When an outage in your IT environment potentially threatens business services, your ITOps teams must race against time before employee productivity and the customer experience are impacted. Unfortunately, with today’s highly distributed and complex hybrid cloud environments, determining root cause of IT issues can be incredibly time-consuming. 

To perform IT root cause analysis, teams must sift through thousands of log lines to gather the details that will solve the puzzle. Reviewing logs is a critical step in resolving incidents, but this task can eat up a considerable amount of resources and time, tying up your most skilled operators. In fact, reviewing logs represents up to 70% of the time it takes to resolve an issue after initial detection. Any solution that helps you reduce—or even eliminate—manual log review will yield big dividends by protecting productivity, customer experiences, and business revenues.  

That’s where ScienceLogic can help. As a leading platform for AIOps and observability, ScienceLogic offers solutions to automate IT root cause analysis. With tools that leverage machine learning (ML) and artificial intelligence (AI), ScienceLogic dramatically reduces the time needed to identify and remediate issues, freeing your ITOps teams to focus on delivering exceptional experiences for customers and employees.  

The challenges of IT root cause analysis in hybrid environments

When trying to determine the root cause of service-impacting issues, IT teams face enormous challenges. IT environments today are incredibly complicated, often comprising multi-cloud environments, private cloud infrastructure, and on-premises technology.  

To compound the complexity of IT root cause analysis, ITOps teams are often saddled with outdated operational processes and disparate monitoring tools that only allow visibility into specific technologies or domains. As a result, teams are unable to gain unified, consistent, contextualized visibility of interdependent hybrid cloud environments—making it virtually impossible to accelerate IT root cause analysis. 

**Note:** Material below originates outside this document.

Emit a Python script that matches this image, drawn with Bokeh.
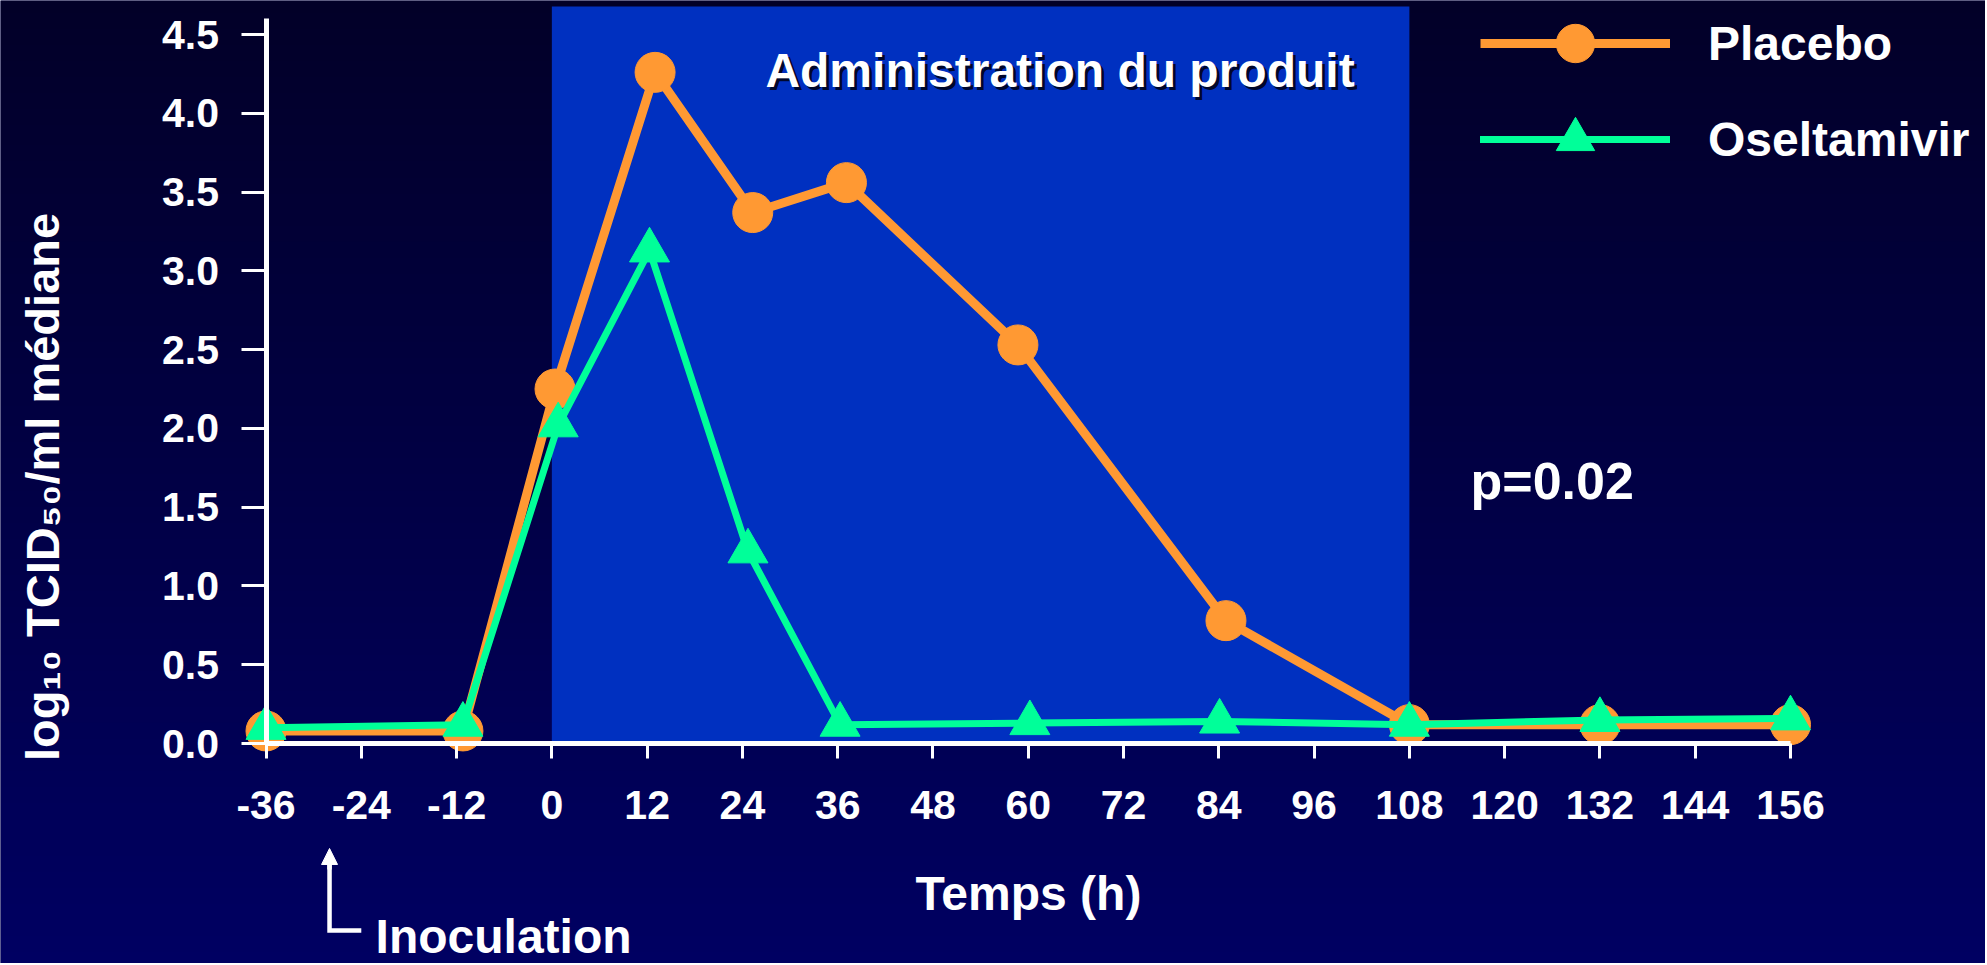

In these diverse, distributed, and dynamic environments, the volume of data and speed of operations are constantly expanding. This leaves human troubleshooters in the dust—when incidents occur, IT teams barely know where to start looking for answers. To protect the health of systems and the performance of business services, organizations need hybrid cloud observability solutions that automate all the steps involved in IT root cause analysis, making it possible to detect problems, pinpoint causes, and implement remediation without the need for human intervention. 

IT root cause analysis with ScienceLogic

ScienceLogic is a leading IT infrastructure monitoring and AIOps platform that delivers visibility into application and infrastructure performance within a service context. With the ScienceLogic AI Platform, your ITOps teams no longer need to mine hundreds or thousands of logs to gather information for IT root cause analysis. 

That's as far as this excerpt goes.